Reproduce, word for word, every line from the first one down to the line containing "import plotly.graph_objects as go", and nothing else.

==== STORED DATA ====

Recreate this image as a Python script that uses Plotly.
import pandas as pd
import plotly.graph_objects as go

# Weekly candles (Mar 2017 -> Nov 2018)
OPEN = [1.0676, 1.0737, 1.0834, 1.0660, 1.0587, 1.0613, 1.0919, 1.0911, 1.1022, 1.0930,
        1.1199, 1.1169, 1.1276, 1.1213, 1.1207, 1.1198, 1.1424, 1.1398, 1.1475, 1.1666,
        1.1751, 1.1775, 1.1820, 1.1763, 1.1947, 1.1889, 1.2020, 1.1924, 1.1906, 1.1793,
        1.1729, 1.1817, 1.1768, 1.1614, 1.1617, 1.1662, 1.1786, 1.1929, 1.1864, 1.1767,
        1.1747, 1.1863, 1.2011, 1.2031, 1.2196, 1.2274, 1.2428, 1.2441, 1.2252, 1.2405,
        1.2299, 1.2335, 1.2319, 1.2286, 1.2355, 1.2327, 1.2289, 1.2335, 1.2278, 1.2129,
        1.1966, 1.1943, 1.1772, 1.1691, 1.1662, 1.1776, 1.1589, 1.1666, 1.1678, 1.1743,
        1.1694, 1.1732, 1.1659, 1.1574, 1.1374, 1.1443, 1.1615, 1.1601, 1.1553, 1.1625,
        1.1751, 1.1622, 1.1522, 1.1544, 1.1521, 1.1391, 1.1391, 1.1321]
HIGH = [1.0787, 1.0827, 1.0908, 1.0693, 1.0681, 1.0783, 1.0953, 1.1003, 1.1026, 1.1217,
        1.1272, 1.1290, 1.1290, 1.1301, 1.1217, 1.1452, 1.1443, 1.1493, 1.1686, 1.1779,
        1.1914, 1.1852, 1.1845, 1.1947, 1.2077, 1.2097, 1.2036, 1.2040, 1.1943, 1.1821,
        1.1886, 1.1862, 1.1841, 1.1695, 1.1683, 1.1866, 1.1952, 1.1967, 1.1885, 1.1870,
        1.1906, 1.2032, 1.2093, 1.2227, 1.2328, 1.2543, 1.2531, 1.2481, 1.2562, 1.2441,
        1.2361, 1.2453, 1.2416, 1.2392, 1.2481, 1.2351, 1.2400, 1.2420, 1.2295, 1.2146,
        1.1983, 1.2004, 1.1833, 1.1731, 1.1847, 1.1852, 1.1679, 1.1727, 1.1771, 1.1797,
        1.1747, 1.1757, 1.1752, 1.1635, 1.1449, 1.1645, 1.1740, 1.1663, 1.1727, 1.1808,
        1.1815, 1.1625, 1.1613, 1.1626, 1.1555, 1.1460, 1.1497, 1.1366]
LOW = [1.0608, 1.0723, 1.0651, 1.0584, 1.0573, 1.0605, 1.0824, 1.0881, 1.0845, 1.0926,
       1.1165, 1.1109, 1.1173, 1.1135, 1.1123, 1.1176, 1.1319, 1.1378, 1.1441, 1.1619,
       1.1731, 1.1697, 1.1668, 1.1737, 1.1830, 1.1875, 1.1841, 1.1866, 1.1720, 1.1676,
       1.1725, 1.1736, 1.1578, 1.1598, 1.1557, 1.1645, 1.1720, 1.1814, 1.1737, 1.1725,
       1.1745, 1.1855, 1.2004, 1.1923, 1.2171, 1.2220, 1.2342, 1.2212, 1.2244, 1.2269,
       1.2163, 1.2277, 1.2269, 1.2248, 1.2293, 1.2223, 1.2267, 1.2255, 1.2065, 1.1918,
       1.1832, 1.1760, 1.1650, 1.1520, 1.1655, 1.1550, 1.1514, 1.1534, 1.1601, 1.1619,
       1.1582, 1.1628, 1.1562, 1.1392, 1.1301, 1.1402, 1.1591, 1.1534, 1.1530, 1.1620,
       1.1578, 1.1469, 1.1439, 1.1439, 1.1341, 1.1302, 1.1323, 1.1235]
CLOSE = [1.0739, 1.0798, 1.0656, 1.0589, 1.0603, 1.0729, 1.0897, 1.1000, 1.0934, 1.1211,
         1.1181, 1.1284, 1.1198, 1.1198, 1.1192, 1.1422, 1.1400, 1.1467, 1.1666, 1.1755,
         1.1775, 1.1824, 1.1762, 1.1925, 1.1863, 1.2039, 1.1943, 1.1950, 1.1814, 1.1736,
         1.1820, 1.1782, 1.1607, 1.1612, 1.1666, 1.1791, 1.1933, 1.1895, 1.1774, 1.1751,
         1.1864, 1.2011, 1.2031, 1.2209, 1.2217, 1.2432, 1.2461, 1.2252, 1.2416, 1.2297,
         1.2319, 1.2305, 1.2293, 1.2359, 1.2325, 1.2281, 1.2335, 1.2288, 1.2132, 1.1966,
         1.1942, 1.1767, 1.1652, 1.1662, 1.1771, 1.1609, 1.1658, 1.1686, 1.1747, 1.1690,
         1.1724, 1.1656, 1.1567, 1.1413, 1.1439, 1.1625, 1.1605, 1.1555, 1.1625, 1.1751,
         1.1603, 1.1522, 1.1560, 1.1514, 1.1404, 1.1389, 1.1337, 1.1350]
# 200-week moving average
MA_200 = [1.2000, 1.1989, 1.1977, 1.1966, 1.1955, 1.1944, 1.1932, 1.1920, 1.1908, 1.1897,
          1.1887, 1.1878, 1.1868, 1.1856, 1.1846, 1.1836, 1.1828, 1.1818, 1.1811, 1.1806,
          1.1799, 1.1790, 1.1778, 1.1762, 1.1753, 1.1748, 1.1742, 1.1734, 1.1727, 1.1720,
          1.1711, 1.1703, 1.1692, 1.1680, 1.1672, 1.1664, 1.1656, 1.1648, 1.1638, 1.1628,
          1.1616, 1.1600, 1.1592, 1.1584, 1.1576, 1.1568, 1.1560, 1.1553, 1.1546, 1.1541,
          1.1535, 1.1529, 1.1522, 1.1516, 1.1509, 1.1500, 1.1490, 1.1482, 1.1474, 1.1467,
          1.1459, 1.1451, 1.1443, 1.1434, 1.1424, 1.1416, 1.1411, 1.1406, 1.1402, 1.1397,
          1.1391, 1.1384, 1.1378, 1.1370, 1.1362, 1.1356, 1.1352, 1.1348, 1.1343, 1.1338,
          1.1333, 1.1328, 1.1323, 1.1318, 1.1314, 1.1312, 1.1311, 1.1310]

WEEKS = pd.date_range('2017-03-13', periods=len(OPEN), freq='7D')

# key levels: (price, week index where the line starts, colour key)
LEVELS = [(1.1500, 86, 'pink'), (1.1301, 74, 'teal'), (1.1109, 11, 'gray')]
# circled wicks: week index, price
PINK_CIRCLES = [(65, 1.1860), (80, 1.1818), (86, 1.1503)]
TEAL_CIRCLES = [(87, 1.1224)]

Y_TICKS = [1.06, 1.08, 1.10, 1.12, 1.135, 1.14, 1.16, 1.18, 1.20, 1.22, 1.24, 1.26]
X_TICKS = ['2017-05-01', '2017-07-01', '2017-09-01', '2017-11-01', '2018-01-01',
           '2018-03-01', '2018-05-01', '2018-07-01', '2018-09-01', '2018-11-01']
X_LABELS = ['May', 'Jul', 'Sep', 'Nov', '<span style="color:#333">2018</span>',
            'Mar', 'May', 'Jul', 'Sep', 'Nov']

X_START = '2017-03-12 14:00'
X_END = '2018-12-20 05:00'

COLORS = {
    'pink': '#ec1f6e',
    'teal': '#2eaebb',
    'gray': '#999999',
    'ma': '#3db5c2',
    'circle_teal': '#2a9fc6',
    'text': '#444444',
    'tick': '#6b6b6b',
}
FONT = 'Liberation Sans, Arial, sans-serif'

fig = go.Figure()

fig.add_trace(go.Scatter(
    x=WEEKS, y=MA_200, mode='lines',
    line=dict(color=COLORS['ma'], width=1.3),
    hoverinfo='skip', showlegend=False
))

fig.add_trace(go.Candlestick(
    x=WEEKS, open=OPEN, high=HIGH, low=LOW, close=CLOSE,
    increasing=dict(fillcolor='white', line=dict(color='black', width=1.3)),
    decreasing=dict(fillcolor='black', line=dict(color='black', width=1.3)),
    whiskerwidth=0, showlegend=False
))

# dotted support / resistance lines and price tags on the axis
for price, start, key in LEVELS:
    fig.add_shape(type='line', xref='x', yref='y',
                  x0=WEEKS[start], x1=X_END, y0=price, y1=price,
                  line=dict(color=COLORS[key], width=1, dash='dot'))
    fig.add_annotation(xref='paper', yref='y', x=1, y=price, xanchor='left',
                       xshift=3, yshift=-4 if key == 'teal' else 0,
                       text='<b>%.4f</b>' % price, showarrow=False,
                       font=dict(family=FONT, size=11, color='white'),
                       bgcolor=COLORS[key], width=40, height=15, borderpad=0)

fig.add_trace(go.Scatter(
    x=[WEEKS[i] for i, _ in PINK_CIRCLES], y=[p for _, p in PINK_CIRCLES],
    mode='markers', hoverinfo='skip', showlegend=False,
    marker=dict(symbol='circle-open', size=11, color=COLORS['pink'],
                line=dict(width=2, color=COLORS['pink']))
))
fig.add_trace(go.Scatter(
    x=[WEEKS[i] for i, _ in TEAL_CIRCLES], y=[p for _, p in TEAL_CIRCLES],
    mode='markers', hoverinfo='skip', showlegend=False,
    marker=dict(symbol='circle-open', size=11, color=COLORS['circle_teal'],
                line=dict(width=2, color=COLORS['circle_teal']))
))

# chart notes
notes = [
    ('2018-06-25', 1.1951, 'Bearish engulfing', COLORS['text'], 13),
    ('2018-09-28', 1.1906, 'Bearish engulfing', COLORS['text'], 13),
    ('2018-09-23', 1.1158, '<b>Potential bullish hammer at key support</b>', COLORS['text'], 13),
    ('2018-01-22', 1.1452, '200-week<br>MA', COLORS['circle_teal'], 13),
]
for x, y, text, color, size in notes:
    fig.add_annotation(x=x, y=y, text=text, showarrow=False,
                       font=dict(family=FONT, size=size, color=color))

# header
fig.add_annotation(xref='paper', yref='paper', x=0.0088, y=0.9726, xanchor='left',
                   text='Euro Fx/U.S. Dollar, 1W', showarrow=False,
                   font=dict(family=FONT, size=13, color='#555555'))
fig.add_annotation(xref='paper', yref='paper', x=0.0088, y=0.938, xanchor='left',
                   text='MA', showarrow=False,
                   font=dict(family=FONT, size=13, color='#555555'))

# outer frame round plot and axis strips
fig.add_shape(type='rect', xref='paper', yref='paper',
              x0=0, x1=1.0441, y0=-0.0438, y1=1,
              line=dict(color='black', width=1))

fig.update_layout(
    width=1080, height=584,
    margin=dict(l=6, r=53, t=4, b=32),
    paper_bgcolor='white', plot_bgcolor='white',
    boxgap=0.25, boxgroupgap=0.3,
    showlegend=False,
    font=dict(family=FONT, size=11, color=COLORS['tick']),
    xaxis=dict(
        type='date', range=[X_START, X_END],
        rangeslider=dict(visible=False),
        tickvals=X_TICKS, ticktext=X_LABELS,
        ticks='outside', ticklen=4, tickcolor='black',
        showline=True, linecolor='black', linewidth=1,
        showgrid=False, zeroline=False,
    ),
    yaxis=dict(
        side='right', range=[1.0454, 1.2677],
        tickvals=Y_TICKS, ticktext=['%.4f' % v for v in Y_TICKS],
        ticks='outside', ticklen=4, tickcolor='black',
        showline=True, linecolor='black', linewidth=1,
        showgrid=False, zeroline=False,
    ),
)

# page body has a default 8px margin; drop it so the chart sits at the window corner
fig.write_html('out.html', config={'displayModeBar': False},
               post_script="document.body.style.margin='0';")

====

- _OUTPUT BELOW_
Recreate this image as a Python script that uses Plotly.
import pandas as pd
import plotly.graph_objects as go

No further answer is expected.